Rowland Prothero, The Psalms in Human Life, pp. 199-200:

In the years that followed, the interest of the Wars of Religion centres round Henry of Navarre. With two at least of his victories, the Psalms are strikingly associated. At the battle of Courtras, October 20th, 1587, before the fight began, the Huguenots knelt in prayer, and chanted Ps. cxviii., verses 24, 25:

"La voici l'heureuse iournee
Que Dieu a faite a plein desir,
Par nous soit ioye demenee
Et prenons en elle plaisir.
O Dieu eternel, ie te prie,
le te prie, ton Roy maintien:
O Dieu, ie te prie et reprie,
Sauue ton Roy et I'entretien."

"'Sdeath," cried a young courtier to the Duc de Joyeuse, who commanded the Roman Catholics, "the cowards are afraid; they are confessing themselves." "Sire," said a scarred veteran," when the Huguenots behave thus, they are ready to fight to the death." The battle ended in the triumph of Henry. The Duc de Joyeuse was killed, and his army utterly routed. More than forty years afterwards (1630), d'Aubigne' lay on his deathbed. Perhaps the memory of the victory returned at his last moments to the dying man." Two hours before his death," so wrote his widow," with a glad countenance, and with a peaceful contented mind," he repeated the Psalm, "La voici l'heureuse iournee," etc., and so passed to his rest.

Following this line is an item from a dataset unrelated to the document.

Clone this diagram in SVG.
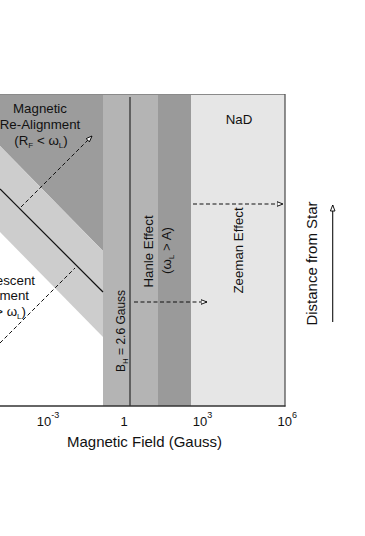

In 1589 Henry gained another victory under the walls of the Chateau d'Arques, the picturesque ruins of which are still standing in the neighbourhood of Dieppe. There the king and his Huguenot followers were threatened with destruction by the Duc de Mayenne and the army of the League. His forces were but few compared with the number of those arrayed against them; his reinforcements had failed him; the courage of his men was crushed by the weight of superior numbers." Come, M. le Ministre," cried the king to Pastor Damour, "lift the psalm. It is full time." Then, above the din of the marching armies, rose the austere melody of the 68th Psalm, set to the words of Beza, and swinging with the march of the Huguenot companies. Pressing onwards, the men of Dieppe forced themselves like an iron wedge through the lines of the League, and split them asunder. The sea fog cleared away; Henry's artillerymen in the castle could see to take aim; the roll of cannon marked the time of the psalm; and the Leaguers were scattered.